Collected material
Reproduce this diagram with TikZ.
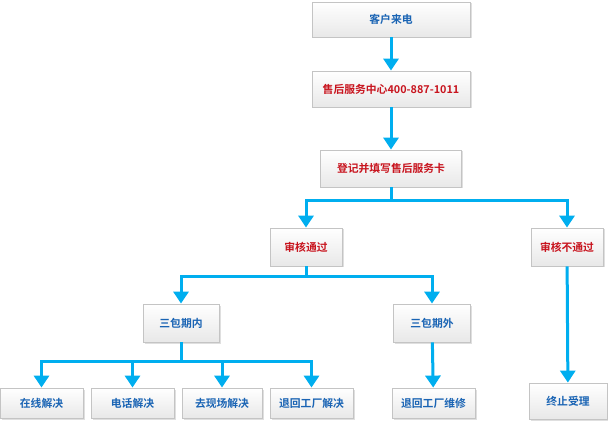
\documentclass[tikz,border=0pt]{standalone}
\usepackage{fontspec}
\newfontfamily\cjk{Noto Sans CJK SC}[BoldFont={Noto Sans CJK SC Bold}]
\usetikzlibrary{arrows.meta,shadows}
\definecolor{flowblue}{HTML}{00AEEF}
\definecolor{txtblue}{HTML}{1A64B4}
\definecolor{txtred}{HTML}{C8141E}
\definecolor{boxline}{HTML}{C4C4C4}
\tikzset{
  box/.style={draw=boxline, line width=0.8pt, top color=white, bottom color=gray!18,
    drop shadow={opacity=0.25, shadow xshift=1.5pt, shadow yshift=-1.5pt},
    font=\cjk\bfseries\fontsize{10.8}{12}\selectfont, text=txtblue, inner sep=2pt},
  redbox/.style={box, text=txtred},
  flow/.style={draw=flowblue, line width=3pt, -{Triangle[width=15pt,length=12pt]}},
}
\begin{document}
\begin{tikzpicture}[x=1pt,y=-1pt]
  \useasboundingbox (0,0) rectangle (608,422);
  % upper part
  \draw (391,19.5) node[box, minimum width=158, minimum height=35] (call) {客户来电};
  \draw (391,89) node[redbox, minimum width=158, minimum height=36] (center) {售后服务中心400-887-1011};
  \draw (391,168.5) node[redbox, minimum width=141, minimum height=37] (card) {登记并填写售后服务卡};
  \draw (306,247) node[redbox, minimum width=72, minimum height=38] (pass) {审核通过};
  \draw (567,247) node[redbox, minimum width=72, minimum height=38] (fail) {审核不通过};
  % middle part
  \draw (181,323) node[box, minimum width=76, minimum height=38] (inside) {三包期内};
  \draw (432,323) node[box, minimum width=77, minimum height=38] (outside) {三包期外};
  % lower part
  \draw (41.5,403) node[box, minimum width=83, minimum height=30] (online) {在线解决};
  \draw (132.5,403) node[box, minimum width=83, minimum height=30] (phone) {电话解决};
  \draw (222,403) node[box, minimum width=80, minimum height=30] (site) {去现场解决};
  \draw (311.5,403) node[box, minimum width=83, minimum height=30] (back) {退回工厂解决};
  \draw (433.5,403) node[box, minimum width=83, minimum height=30] (repair) {退回工厂维修};
  \draw (568,401) node[box, minimum width=78, minimum height=36] (stop) {终止受理};
  \coordinate (s1) at (391,201);
  \coordinate (s2) at (306,277);
  \coordinate (s3) at (181,361);
  \draw[flow] (call) -- (center);
  \draw[flow] (center) -- (card);
  \draw[flow] (card.south) -- (s1) -| (pass.north);
  \draw[flow] (card.south) -- (s1) -| (fail.north);
  \draw[flow] (pass.south) -- (s2) -| (inside.north);
  \draw[flow] (pass.south) -- (s2) -| (outside.north);
  \draw[flow] (inside.south) -- (s3) -| (online.north);
  \draw[flow] (inside.south) -- (s3) -| (phone.north);
  \draw[flow] (inside.south) -- (s3) -| (site.north);
  \draw[flow] (inside.south) -- (s3) -| (back.north);
  \draw[flow] (outside) -- (repair);
  \draw[flow] (fail) -- (stop);
\end{tikzpicture}
\end{document}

Objective
Quote everything in the listing above exactly; pictures are the only thing to omit.

Answer in full
Reproduce this diagram with TikZ.
\documentclass[tikz,border=0pt]{standalone}
\usepackage{fontspec}
\newfontfamily\cjk{Noto Sans CJK SC}[BoldFont={Noto Sans CJK SC Bold}]
\usetikzlibrary{arrows.meta,shadows}
\definecolor{flowblue}{HTML}{00AEEF}
\definecolor{txtblue}{HTML}{1A64B4}
\definecolor{txtred}{HTML}{C8141E}
\definecolor{boxline}{HTML}{C4C4C4}
\tikzset{
  box/.style={draw=boxline, line width=0.8pt, top color=white, bottom color=gray!18,
    drop shadow={opacity=0.25, shadow xshift=1.5pt, shadow yshift=-1.5pt},
    font=\cjk\bfseries\fontsize{10.8}{12}\selectfont, text=txtblue, inner sep=2pt},
  redbox/.style={box, text=txtred},
  flow/.style={draw=flowblue, line width=3pt, -{Triangle[width=15pt,length=12pt]}},
}
\begin{document}
\begin{tikzpicture}[x=1pt,y=-1pt]
  \useasboundingbox (0,0) rectangle (608,422);
  % upper part
  \draw (391,19.5) node[box, minimum width=158, minimum height=35] (call) {客户来电};
  \draw (391,89) node[redbox, minimum width=158, minimum height=36] (center) {售后服务中心400-887-1011};
  \draw (391,168.5) node[redbox, minimum width=141, minimum height=37] (card) {登记并填写售后服务卡};
  \draw (306,247) node[redbox, minimum width=72, minimum height=38] (pass) {审核通过};
  \draw (567,247) node[redbox, minimum width=72, minimum height=38] (fail) {审核不通过};
  % middle part
  \draw (181,323) node[box, minimum width=76, minimum height=38] (inside) {三包期内};
  \draw (432,323) node[box, minimum width=77, minimum height=38] (outside) {三包期外};
  % lower part
  \draw (41.5,403) node[box, minimum width=83, minimum height=30] (online) {在线解决};
  \draw (132.5,403) node[box, minimum width=83, minimum height=30] (phone) {电话解决};
  \draw (222,403) node[box, minimum width=80, minimum height=30] (site) {去现场解决};
  \draw (311.5,403) node[box, minimum width=83, minimum height=30] (back) {退回工厂解决};
  \draw (433.5,403) node[box, minimum width=83, minimum height=30] (repair) {退回工厂维修};
  \draw (568,401) node[box, minimum width=78, minimum height=36] (stop) {终止受理};
  \coordinate (s1) at (391,201);
  \coordinate (s2) at (306,277);
  \coordinate (s3) at (181,361);
  \draw[flow] (call) -- (center);
  \draw[flow] (center) -- (card);
  \draw[flow] (card.south) -- (s1) -| (pass.north);
  \draw[flow] (card.south) -- (s1) -| (fail.north);
  \draw[flow] (pass.south) -- (s2) -| (inside.north);
  \draw[flow] (pass.south) -- (s2) -| (outside.north);
  \draw[flow] (inside.south) -- (s3) -| (online.north);
  \draw[flow] (inside.south) -- (s3) -| (phone.north);
  \draw[flow] (inside.south) -- (s3) -| (site.north);
  \draw[flow] (inside.south) -- (s3) -| (back.north);
  \draw[flow] (outside) -- (repair);
  \draw[flow] (fail) -- (stop);
\end{tikzpicture}
\end{document}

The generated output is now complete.